Il tema dell’esposizione alla Biennale quest’anno parte, come voluto dal cardinale Gianfranco Ravasi, responsabile del padiglione vaticano e presidente del Pontificio consiglio della cultura, da un passaggio-chiave del prologo del Vangelo di Giovanni: «In principio... la Parola si fece carne». Oltre a Macilau, in questa seconda partecipazione della Santa Sede alla Biennale, per la prima volta saranno presenti anche due artiste donne, Monika Bravo, colombiana, e Elpida Hadzi Vasileva, macedone. «La scelta degli artisti è nata seguendo alcuni precisi criteri come la consonanza del percorso col tema prescelto e il carattere ancora aperto e in evoluzione della loro ricerca», spiega Micol Forti, curatrice dell’esposizione.

Macilau, che viene da una famiglia cattolica e ha studiato teologia per molto tempo, pensava di fare il missionario ma ora la sua missione è la fotografia. «Ho iniziato a fotografare in bianco e nero con una macchina non digitale e mi entusiasmavo quando sentivo il rumore del clic, in quel momento iniziava un processo chimico, la luce si fissava sull’emulsione fotografica e si registrava come immagine. Poi oggi con il digitale è tutto diverso ma il fascino per quel processo è ancora vivo in me. Uso molto il bianco e nero perché mi sembra più efficace per veicolare la realtà. I ritratti hanno un impatto diverso e un senso drammatico che spesso si avvicina a quello che racconto. Quando non c’è il colore siamo quasi obbligati a guardare il soggetto per avere un’emozione e so che le immagini a colori si dimenticano più velocemente. Io vorrei invece che lo spettatore si fermasse e ricordasse, perché quello che chiedo alla fotografia è di illuminare gli ultimi e dare loro la possibilità di essere guardati, almeno per una volta, in modo diverso, forse più umano».
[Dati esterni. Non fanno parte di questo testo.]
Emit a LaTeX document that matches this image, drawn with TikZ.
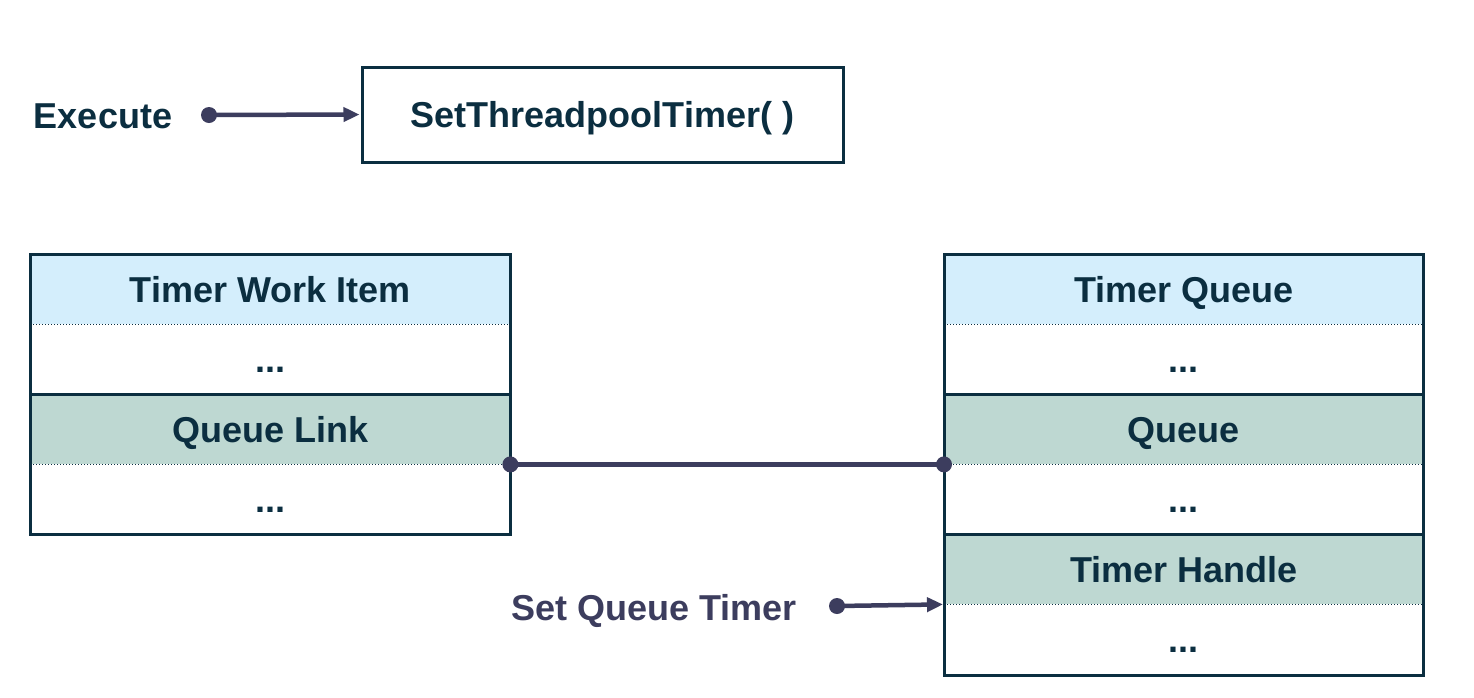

Oggi l’artista sta lavorando a un nuovo progetto sulla discarica di spazzatura elettronica di Hulene Dump, un grande spazio a cielo aperto a sette chilometri da Maputo dove, da trentacinque anni, finisce la spazzatura soprattutto di dispositivi elettronici della città e dove tante famiglie, più di un migliaio, lavorano tutto il giorno, selezionando materiali riciclabili che poi andranno a vendere e dividendo i rifiuti per lo smaltimento. Le prossime foto racconteranno di loro.